My main research areas are machine learning / data mining, bioinformatics, information retrieval, web link analysis, and high performance computing. My research are supported by National Science Foundation grants and University of Texas Regents STARS Award. I have published about 200 papers that were cited 12,200 time (google scholar).
Our work on multi-class protein fold prediction is now standard benchmark for protein 3D strucure prediction. We discovered that Principal Component Analysis (PCA) provides the solution to K-means clustering. We proved that nonnegative matrix factorization is equivalent to K-means /spectral clustering. We generalize PCA to 2D Singular Value Decomposition for for dimension reduction of a set of 2D matrices. Our MPH technology/software for integrating multi-component executables on distributed memory architectures are adopted in many state-of-art large scale models for predicting the long-term climate. We developed the vacany tracking algorthm for provably optimal in-place multi-dimensional array index reshuffle .

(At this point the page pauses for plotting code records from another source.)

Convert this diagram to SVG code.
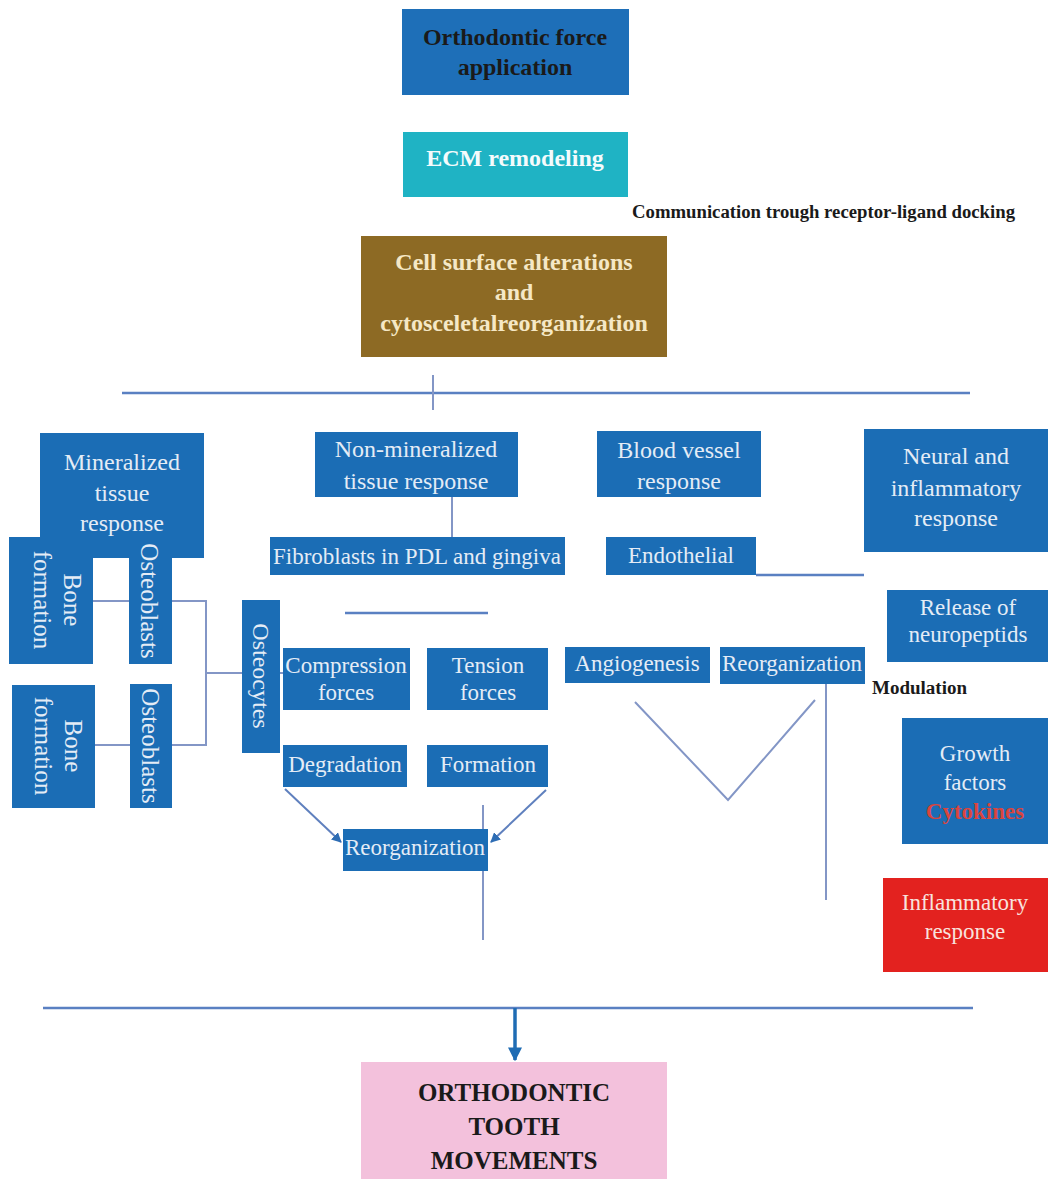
<svg xmlns="http://www.w3.org/2000/svg" width="1048" height="1179" viewBox="0 0 1048 1179">
<style>
.bg{fill:#ffffff}
.bx{fill:#1b6db5}
.t{font-family:"Liberation Serif","Times New Roman",serif;fill:#e4ecf6;text-anchor:middle}
.h{font-size:24px}
.s{font-size:23px}
.r{font-size:25px}
.k{font-family:"Liberation Serif","Times New Roman",serif;font-weight:bold;fill:#1a1a1a}
.ln{stroke:#8396c6;stroke-width:2;fill:none}
.big{stroke:#5a80c2;stroke-width:2.5;fill:none}
.arr{stroke:#5f80be;stroke-width:2;fill:none;marker-end:url(#ah)}
</style>
<defs>
<marker id="ah" viewBox="0 0 10 10" refX="9" refY="5" markerWidth="5" markerHeight="5" orient="auto" markerUnits="strokeWidth">
<path d="M0,0 L10,5 L0,10 z" fill="#2e6db4"/>
</marker>
<marker id="ah2" viewBox="0 0 10 10" refX="9" refY="5" markerWidth="4" markerHeight="4" orient="auto" markerUnits="strokeWidth">
<path d="M0,0 L10,5 L0,10 z" fill="#1f6cb4"/>
</marker>
</defs>
<rect class="bg" x="0" y="0" width="1048" height="1179"/>

<g id="connectors">
<line class="big" x1="122" y1="393" x2="970" y2="393"/>
<line class="ln" x1="433" y1="375" x2="433" y2="410"/>
<line class="ln" x1="452" y1="497" x2="452" y2="537"/>
<line class="ln" x1="93" y1="601" x2="130" y2="601"/>
<line class="ln" x1="172" y1="601" x2="206" y2="601"/>
<line class="ln" x1="95" y1="745" x2="130" y2="745"/>
<line class="ln" x1="172" y1="745" x2="206" y2="745"/>
<line class="ln" x1="206" y1="600" x2="206" y2="746"/>
<line class="ln" x1="206" y1="673" x2="284" y2="673"/>
<line class="big" x1="345" y1="613" x2="488" y2="613"/>
<line class="big" x1="756" y1="575" x2="864" y2="575"/>
<line class="arr" x1="285" y1="789" x2="341" y2="842"/>
<line class="arr" x1="546" y1="790" x2="491" y2="842"/>
<line class="ln" x1="483" y1="805" x2="483" y2="940"/>
<polyline class="ln" points="635,702 728,800 815,700"/>
<line class="ln" x1="826" y1="684" x2="826" y2="900"/>
<line class="big" x1="43" y1="1008" x2="973" y2="1008"/>
<line x1="515" y1="1008" x2="515" y2="1060" stroke="#1f6cb4" stroke-width="3.5" marker-end="url(#ah2)"/>
</g>

<g id="orthodontic-force">
<rect x="402" y="9" width="227" height="86" fill="#1e6fb8"/>
<text class="k" x="515" y="45" font-size="24" text-anchor="middle">Orthodontic force</text>
<text class="k" x="515" y="75" font-size="24" text-anchor="middle">application</text>
</g>

<g id="ecm-remodeling">
<rect x="403" y="132" width="225" height="65" fill="#1fb3c4"/>
<text x="515" y="166" font-family="Liberation Serif, serif" font-weight="bold" font-size="24" fill="#f4fbfc" text-anchor="middle">ECM remodeling</text>
</g>

<g id="communication-label">
<text class="k" x="632" y="218" font-size="18" textLength="383" lengthAdjust="spacingAndGlyphs">Communication trough receptor-ligand docking</text>
</g>

<g id="cell-surface">
<rect x="361" y="236" width="306" height="121" fill="#8d6a24"/>
<g font-family="Liberation Serif, serif" font-weight="bold" font-size="24" fill="#f5e8c6" text-anchor="middle">
<text x="514" y="270">Cell surface alterations</text>
<text x="514" y="300">and</text>
<text x="514" y="331">cytosceletalreorganization</text>
</g>
</g>

<g id="mineralized">
<rect class="bx" x="40" y="433" width="164" height="125"/>
<text class="t h" x="122" y="470">Mineralized</text>
<text class="t h" x="122" y="501">tissue</text>
<text class="t h" x="122" y="531">response</text>
</g>

<g id="bone-formation-1">
<rect class="bx" x="9" y="537" width="84" height="127"/>
<g transform="translate(51,600) rotate(90)">
<text class="t r" x="0" y="-13">Bone</text>
<text class="t r" x="0" y="17">formation</text>
</g>
</g>

<g id="osteoblasts-1">
<rect class="bx" x="129" y="540" width="43" height="124"/>
<text class="t r" transform="translate(150,601) rotate(90)" x="0" y="9">Osteoblasts</text>
</g>

<g id="bone-formation-2">
<rect class="bx" x="12" y="685" width="83" height="123"/>
<g transform="translate(53,746) rotate(90)">
<text class="t r" x="0" y="-12">Bone</text>
<text class="t r" x="0" y="18">formation</text>
</g>
</g>

<g id="osteoblasts-2">
<rect class="bx" x="130" y="684" width="42" height="124"/>
<text class="t r" transform="translate(151,746) rotate(90)" x="0" y="9">Osteoblasts</text>
</g>

<g id="osteocytes">
<rect class="bx" x="242" y="600" width="38" height="153"/>
<text class="t h" transform="translate(261,676) rotate(90)" x="0" y="8">Osteocytes</text>
</g>

<g id="non-mineralized">
<rect class="bx" x="315" y="432" width="203" height="65"/>
<text class="t h" x="416" y="457">Non-mineralized</text>
<text class="t h" x="416" y="489">tissue response</text>
</g>

<g id="fibroblasts">
<rect class="bx" x="270" y="537" width="295" height="38"/>
<text class="t s" x="417" y="564">Fibroblasts in PDL and gingiva</text>
</g>

<g id="compression">
<rect class="bx" x="283" y="648" width="127" height="62"/>
<text class="t s" x="346" y="673">Compression</text>
<text class="t s" x="346" y="700">forces</text>
</g>

<g id="tension">
<rect class="bx" x="427" y="648" width="121" height="62"/>
<text class="t s" x="488" y="673">Tension</text>
<text class="t s" x="488" y="700">forces</text>
</g>

<g id="degradation">
<rect class="bx" x="283" y="745" width="124" height="42"/>
<text class="t s" x="345" y="772">Degradation</text>
</g>

<g id="formation">
<rect class="bx" x="427" y="745" width="121" height="42"/>
<text class="t s" x="488" y="772">Formation</text>
</g>

<g id="reorganization-1">
<rect class="bx" x="343" y="829" width="145" height="42"/>
<text class="t s" x="415" y="855">Reorganization</text>
</g>

<g id="blood-vessel">
<rect class="bx" x="597" y="431" width="164" height="66"/>
<text class="t h" x="679" y="458">Blood vessel</text>
<text class="t h" x="679" y="489">response</text>
</g>

<g id="endothelial">
<rect class="bx" x="606" y="537" width="150" height="38"/>
<text class="t s" x="681" y="563">Endothelial</text>
</g>

<g id="angiogenesis">
<rect class="bx" x="565" y="647" width="145" height="36"/>
<text class="t s" x="637" y="671">Angiogenesis</text>
</g>

<g id="reorganization-2">
<rect class="bx" x="720" y="647" width="145" height="37"/>
<text class="t s" x="792" y="671">Reorganization</text>
</g>

<g id="neural">
<rect class="bx" x="864" y="429" width="184" height="123"/>
<text class="t h" x="956" y="464">Neural and</text>
<text class="t h" x="956" y="496">inflammatory</text>
<text class="t h" x="956" y="526">response</text>
</g>

<g id="neuropeptids">
<rect class="bx" x="887" y="590" width="161" height="72"/>
<text class="t s" x="968" y="615">Release of</text>
<text class="t s" x="968" y="642">neuropeptids</text>
</g>

<g id="modulation-label">
<text class="k" x="872" y="694" font-size="18" textLength="95" lengthAdjust="spacingAndGlyphs">Modulation</text>
</g>

<g id="growth-factors">
<rect class="bx" x="902" y="718" width="146" height="126"/>
<text class="t s" x="975" y="761">Growth</text>
<text class="t s" x="975" y="790">factors</text>
<text x="975" y="819" font-family="Liberation Serif, serif" font-size="23" font-weight="bold" fill="#d9453f" text-anchor="middle">Cytokines</text>
</g>

<g id="inflammatory">
<rect x="883" y="878" width="165" height="94" fill="#e3221f"/>
<text x="965" y="910" font-family="Liberation Serif, serif" font-size="23" fill="#f8e2de" text-anchor="middle">Inflammatory</text>
<text x="965" y="939" font-family="Liberation Serif, serif" font-size="23" fill="#f8e2de" text-anchor="middle">response</text>
</g>

<g id="tooth-movements">
<rect x="361" y="1062" width="306" height="117" fill="#f3c1dc"/>
<g font-family="Liberation Serif, serif" font-weight="bold" font-size="25" fill="#1a1a1a" text-anchor="middle">
<text x="514" y="1101">ORTHODONTIC</text>
<text x="514" y="1135">TOOTH</text>
<text x="514" y="1169">MOVEMENTS</text>
</g>
</g>
</svg>
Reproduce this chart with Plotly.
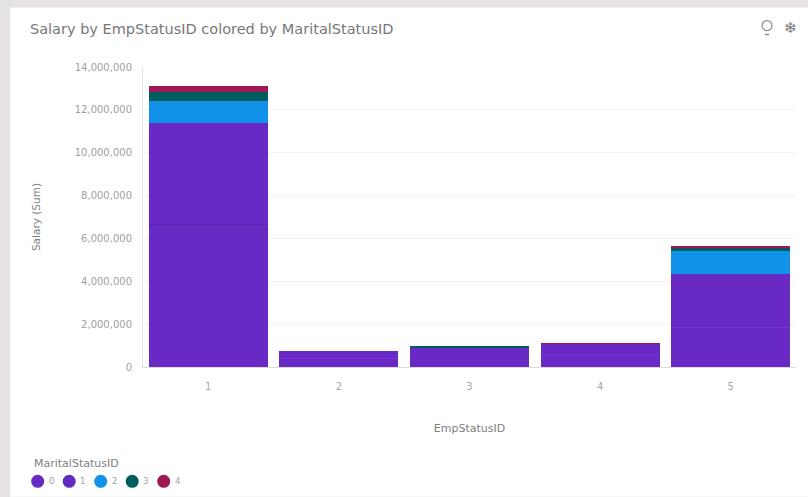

After placing 27th in China's nation-wide CUSPEA Program, I came to Columbia University in 1981 and earned Ph.D. in Theoretical Physics and Computer Science on building a parallel processor using Intel 80286s and commodity FPUs ( Science, front cover story, March 18, 1988), designing algorithms and doing large scale QCD simulations on it. From 1987 to 1993, I worked at California Institute of Technology on Caltech Hypercubes developing parallel algorithms for Materials Science (see Nature article by Editor John Maddox ) and Computational Biology (see a National Research Council Report ). From 1993 to 1996, I worked at NASA's Jet Propulsion Laboratory on developing algorithms for climate data assimilation (SIAM News, front page, October 1996), sparse matrix linear solvers and parallel graph partitioning. In 1996 I joined Lawrence Berkeley National Laboratory, working on high performance computing, algorithmic R&D for climate models, application benckmarking, giving tutorials on HPF, MPI, etc, and exploring new frontiers ... the magic of matrix for clustering, ordering, ranking, embedding ... bipartite graphs for systemic representation of proteins interaction networks, motifs, domains, complexes, functional modules, pathways ...
I received a Pfister Fellowship at Columbia (1981-83), four Best Paper Awards for climate data assimilation parallel algorithm and supernova detection using support vector machines, a NASA Group Achievement Award at JPL, and two Outstanding Performance Awards at Lawrence Berkeley National Laboratory. I served in review panels for US National Science Foundation, and reviewer for research proposals of National Science Foundations of Ireland, Israel, and Research Grants Council of Hong Kong. I also served for bioinformatics journal, and program committees of leading conferences in data mining, machine learning and bioinformatics. With Prof. Tao Li, we organize annual workshops on data mining using matrices and tensors.
Webpage Ranking. Type in query words on a search engine and you get millions of returned webpages. A challenge is to rank them such that the most informative webpages come on the top. Two popular ranking algorithms are PageRank (Google) and HITS (IBM). We use matrix techniques and proved via closed-form solutions that these elaborate rankings are in fact equivalent to the ranking by indegree (# of inbound hyperlinks), assuming the web is an expected-degree-sequence random graph -- Your webpage must be valuable since it's pointed to by many other links!